Dukungan Internasional Tidak Serius
Sedangkan untuk sekutu internasional seperti Rusia, Tiongkok, dan Pakistan, mereka belum menunjukkan indikasi apa pun bahwa mereka akan memberikan dukungan yang diharapkan dari mereka, menurut Mekki. Ia menunjukkan bahwa Tiongkok belum menunjukkan indikasi apa pun tentang niatnya untuk mempertahankan kepentingan ekonominya saat ini dan masa depan dengan Teheran, yang diwakili oleh rute perdagangan Jalur Sutra.
Ia mengatakan bahwa pemusnahan Iran dan proksinya di kawasan tersebut, jika itu terjadi, berarti bahwa rute Mumbai India akan menjadi alternatif bagi Jalur Sutra, yang dianggap sebagai proyek ekonomi masa depan bagi Beijing, yang hingga saat ini belum memberikan dukungan apapun kepada Iran.
Rusia melakukan hal yang hampir sama, hanya melakukan sedikit hal selain mengutuk dan meminta Iran untuk berunding, meskipun Iran membelanya dan memasoknya dengan pesawat nirawak Shahed yang membantunya menyerang Ukraina, menurut Mekki.

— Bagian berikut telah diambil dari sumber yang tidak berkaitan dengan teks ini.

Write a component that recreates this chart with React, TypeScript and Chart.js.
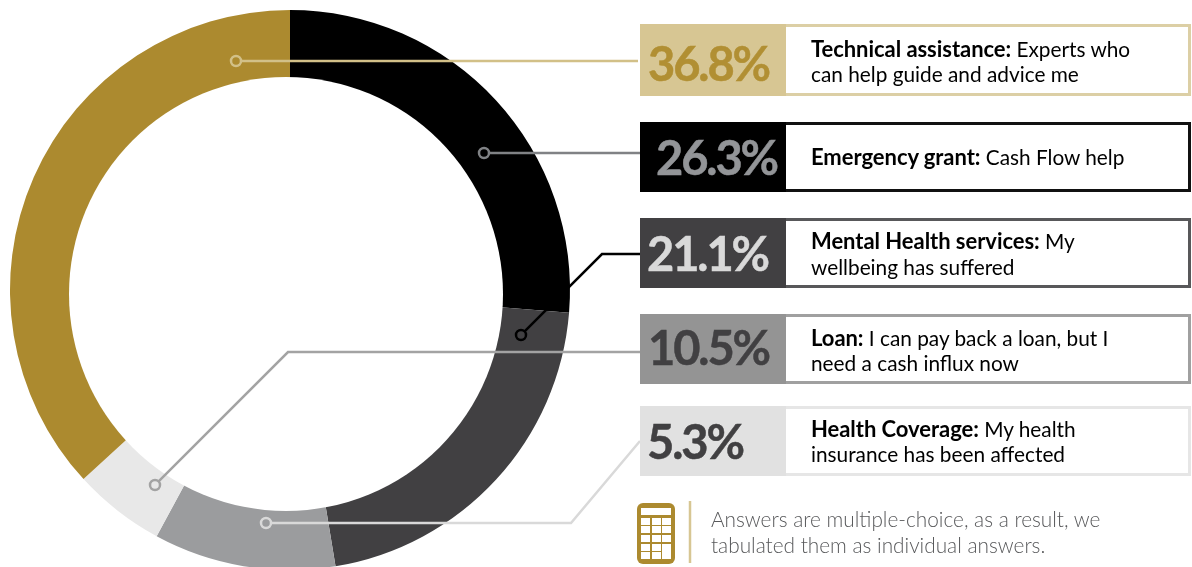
import React, { useEffect, useRef } from "react";
import { Chart, registerables } from "chart.js";

Chart.register(...registerables);

const categories = ["Emergency grant", "Mental Health services", "Loan", "Health Coverage", "Technical assistance"];
const values = [26.3, 21.1, 10.5, 5.3, 36.8];
const sliceColors = ["#000000", "#414042", "#9b9c9e", "#e8e8e8", "#ac8a2f"];

const cards = [
  { pct: "36.8%", bold: "Technical assistance:", rest: ["Experts who", "can help guide and advice me"], fill: "#d7c693", border: "#dccfa5", ink: "#b18f33", top: 24, h: 72, px: 8, pctTop: 33, textDy: 1, gap: 25 },
  { pct: "26.3%", bold: "Emergency grant:", rest: ["Cash Flow help"], fill: "#000000", border: "#111111", ink: "#939598", top: 122, h: 70, px: 16, pctTop: 127, textDy: -1, gap: 25 },
  { pct: "21.1%", bold: "Mental Health services:", rest: ["My", "wellbeing has suffered"], fill: "#414042", border: "#58585a", ink: "#d9d9d9", top: 218, h: 70, px: 7, pctTop: 223, textDy: 1, gap: 26 },
  { pct: "10.5%", bold: "Loan:", rest: ["I can pay back a loan, but I", "need a cash influx now"], fill: "#949494", border: "#a0a0a0", ink: "#414042", top: 314, h: 70, px: 8, pctTop: 317, textDy: 1, gap: 25 },
  { pct: "5.3%", bold: "Health Coverage:", rest: ["My health", "insurance has been affected"], fill: "#e1e1e1", border: "#e6e6e6", ink: "#414042", top: 406, h: 70, px: 7, pctTop: 411, textDy: 0, gap: 25 },
];
const noteLines = ["Answers are multiple-choice, as a result, we", "tabulated them as individual answers."];

const leaders = [
  { color: "#d2c088", pts: [[236, 61], [638, 61]] },
  { color: "#808285", pts: [[484, 153], [640, 153]] },
  { color: "#000000", pts: [[521, 335], [602, 254], [640, 254]] },
  { color: "#a3a3a3", pts: [[155, 485], [288, 352], [640, 352]] },
  { color: "#d9d9d9", pts: [[266, 523], [571, 523], [640, 441]] },
];

const innerDisk = { dx: -4, dy: 4, r: 217 };

const overlay = {
  id: "overlay",
  afterDatasetsDraw(chart: any) {
    const { ctx } = chart;
    const arc = chart.getDatasetMeta(0).data[0];
    ctx.save();
    ctx.fillStyle = "#ffffff";
    ctx.beginPath();
    ctx.arc(arc.x + innerDisk.dx, arc.y + innerDisk.dy, innerDisk.r, 0, Math.PI * 2);
    ctx.fill();

    ctx.lineWidth = 2.5;
    for (const l of leaders) {
      ctx.strokeStyle = l.color;
      const [sx, sy] = l.pts[0];
      const [nx, ny] = l.pts[1];
      const d = Math.hypot(nx - sx, ny - sy);
      ctx.beginPath();
      ctx.moveTo(sx + ((nx - sx) / d) * 5.5, sy + ((ny - sy) / d) * 5.5);
      for (const p of l.pts.slice(1)) ctx.lineTo(p[0], p[1]);
      ctx.stroke();
      ctx.beginPath();
      ctx.arc(sx, sy, 5, 0, Math.PI * 2);
      ctx.stroke();
    }

    // calculator icon and divider
    const gold = "#ac8a2f";
    ctx.fillStyle = gold;
    ctx.beginPath();
    ctx.roundRect(637, 503, 38, 61, 6);
    ctx.fill();
    ctx.fillStyle = "#ffffff";
    ctx.fillRect(641, 508, 30, 7);
    const colsX = [641, 652, 662];
    const colW = [9, 9, 9];
    const rowsY = [518, 526, 535, 544, 552];
    const rowH = [7, 7, 7, 7, 7];
    rowsY.forEach((y, r) => colsX.forEach((x, c) => {
      if (c === 2 && r >= 3) return;
      ctx.fillRect(x, y, colW[c], rowH[r]);
    }));
    ctx.fillRect(colsX[2], rowsY[3], colW[2], 15);
    ctx.strokeStyle = "#d7c693";
    ctx.lineWidth = 2.5;
    ctx.beginPath();
    ctx.moveTo(690, 501);
    ctx.lineTo(690, 563);
    ctx.stroke();
    ctx.restore();
  },
};

export default function App() {
  const ref = useRef<HTMLCanvasElement>(null);
  useEffect(() => {
    document.body.style.margin = "0";
    const chart = new Chart(ref.current!, {
      type: "doughnut",
      data: {
        labels: categories,
        datasets: [{ data: values, backgroundColor: sliceColors, borderWidth: 0 }],
      },
      options: {
        animation: false,
        responsive: false,
        cutout: "50%",
        layout: { padding: { left: 10, top: 10, right: 622, bottom: 0 } },
        plugins: { legend: { display: false }, tooltip: { enabled: false } },
      },
      plugins: [overlay],
    });
    return () => chart.destroy();
  }, []);

  const font = "Lato, sans-serif";
  return (
    <div style={{ position: "fixed", left: 0, top: 0, width: 1192, height: 567, overflow: "hidden", background: "#fff", fontFamily: font }}>
      <canvas ref={ref} width={1192} height={570} style={{ position: "absolute", left: 0, top: 0 }} />
      {cards.map((c) => (
        <div key={c.pct}>
          <div style={{ position: "absolute", left: 640, top: c.top, width: 551, height: c.h, boxSizing: "border-box", border: `3px solid ${c.border}` }} />
          <div style={{ position: "absolute", left: 640, top: c.top, width: 146, height: c.h, background: c.fill }} />
          <div style={{ position: "absolute", left: 640 + c.px, top: c.pctTop, color: c.ink, fontWeight: 700, fontSize: 47, lineHeight: "60px", letterSpacing: -2.1, WebkitTextStroke: `0.5px ${c.ink}`, whiteSpace: "nowrap" }}>{c.pct}</div>
          <div style={{ position: "absolute", left: 811, top: c.top + c.textDy, height: c.h, display: "flex", flexDirection: "column", justifyContent: "center", fontSize: 20.8, lineHeight: `${c.gap}px`, color: "#000", whiteSpace: "nowrap" }}>
            <div><b style={{ fontSize: 22, letterSpacing: -0.05 }}>{c.bold}</b> {c.rest[0]}</div>
            {c.rest[1] && <div>{c.rest[1]}</div>}
          </div>
        </div>
      ))}
      <div style={{ position: "absolute", left: 711, top: 506, fontSize: 20.8, lineHeight: "26px", fontWeight: 300, color: "#58595b", whiteSpace: "nowrap" }}>
        {noteLines.map((n) => <div key={n}>{n}</div>)}
      </div>
    </div>
  );
}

Ia menunjuk pada harga politik yang dibayar Teheran, khususnya dalam hubungannya dengan Eropa, atas dukungannya terhadap Moskow.
Ia menyimpulkan bahwa Iran telah menerima dukungan retorika dan media, termasuk kecaman atas agresi negara Zionis terhadapnya, tetapi tidak ada dukungan militer nyata, bahkan dari Pakistan. Makki mencatat bahwa para pejabatnya kemudian melunakkan pernyataan Menteri Pertahanan bahwa “Pakistan mendukung Iran dengan sekuat tenaga,” menekankan bahwa yang dimaksud menteri adalah dukungan diplomatik.